Turkey’s banking watchdog BDDK on September 17 instructed banks to write off Turkish lira (TRY) 46bn ($8.1bn) of loans by year end and set aside loss reserves. The markets will take it as a big move against fallout from the currency crisis that has punished Turkey’s economy.
The regulation is directed mostly at loans made to the shaken energy and construction sectors, once debt-fuelled darlings of the country’s boom years. It is anticipated that it will widen lenders’ non-performing loan (NPL) ratio to 6.3% from 4.6%, the BDDK said.
Moves led mostly by banks to clean up some $20bn in bad debt have failed to make the hoped for progress in recent months. Initial plans have been rejected or shelved. A person familiar with the Treasury’s plans was quoted by Reuters as saying on September 18 that the government has grown impatient with the lack of progress on bad debt, clogged credit channels and an unwillingness by banks to write off loans. It planned to take a more aggressive stance on the matter, the person added.
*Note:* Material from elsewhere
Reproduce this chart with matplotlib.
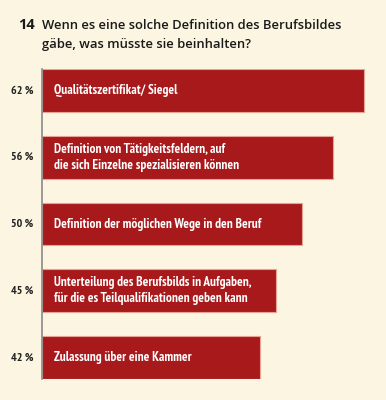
import matplotlib
matplotlib.use("Agg")
import matplotlib.pyplot as plt

categories = [
    "Qualitätszertifikat/ Siegel",
    "Definition von Tätigkeitsfeldern, auf\ndie sich Einzelne spezialisieren können",
    "Definition der möglichen Wege in den Beruf",
    "Unterteilung des Berufsbilds in Aufgaben,\nfür die es Teilqualifikationen geben kann",
    "Zulassung über eine Kammer",
]
values = [62, 56, 50, 45, 42]
value_labels = ["62 %", "56 %", "50 %", "45 %", "42 %"]
question_no = "14"
title_lines = ["Wenn es eine solche Definition des Berufsbildes",
               "gäbe, was müsste sie beinhalten?"]

BG = "#FBF5E1"
BAR = "#A8191C"
COND = ["PT Sans Narrow", "Fira Sans Condensed", "DejaVu Sans"]
HEAD = ["Open Sans", "DejaVu Sans"]

fig = plt.figure(figsize=(3.86, 4.0), dpi=100, facecolor=BG)
ax = fig.add_axes([42/386, 1-379/400, 1-42/386, (379-69)/400])
ax.set_facecolor(BG)
ypos = list(range(len(values)))
ax.barh(ypos, values, height=0.64, left=0, color=BAR, edgecolor="#E6A394", linewidth=0.8)
ax.set_xlim(0, 66.2)
ax.set_ylim(4.32, -0.32)
for s in ["top", "right", "bottom"]:
    ax.spines[s].set_visible(False)
ax.spines["left"].set_color("#8A8A8A")
ax.spines["left"].set_linewidth(1.2)
ax.set_xticks([])
ax.set_yticks([])

for y, cat, lab in zip(ypos, categories, value_labels):
    ax.text(2.3, y, cat, color="white", fontsize=9.5, fontweight="bold", family=COND,
            va="center", ha="left", linespacing=1.3)
    ax.text(-1.6, y, lab, color="#222222", fontsize=8.6, fontweight="bold", family=COND,
            va="center", ha="right")

fig.text(18/386, 1-29/400, question_no, fontsize=10.5, fontweight="bold", color="#1a1a1a",
         family=HEAD, va="baseline")
fig.text(42/386, 1-29/400, title_lines[0], fontsize=9.4, fontweight=600, color="#1a1a1a",
         family=HEAD, va="baseline")
fig.text(42/386, 1-48/400, title_lines[1], fontsize=9.4, fontweight=600, color="#1a1a1a",
         family=HEAD, va="baseline")

fig.savefig("out.png", dpi=100, facecolor=BG)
The BDDK said Turkish banks’ capital adequacy ratio (CAR) would slip by 50 bp to a still high 17.7%. That would be due in part to the instruction on NPLs, according to what the regulator described as a “prudent” analysis based on July data.
In a statement, the watchdog added that lenders have raised cash over the last year, with core and secondary capital rising by TRY49bn.
“Studies conducted show that the industry as a whole maintains its healthy and strong structure and the standing capital structure is at a level that can easily manage asset quality-based risks,” it said.
The BDDK previously estimated that the banking sector’s NPL ratio could rise to 6% by the end of 2019, Some analysts have calculated higher estimates.
Turkey’s currency crisis caused inflation and interest rates to soar and pushed the economy into recession. The TRY weakened by almost 30% against the USD last year. It is down another 7.8% this year to date. With inflation officially falling, the central bank has embarked on an aggressive easing cycle. It has cut its benchmark rate by 750 bp in the past two months.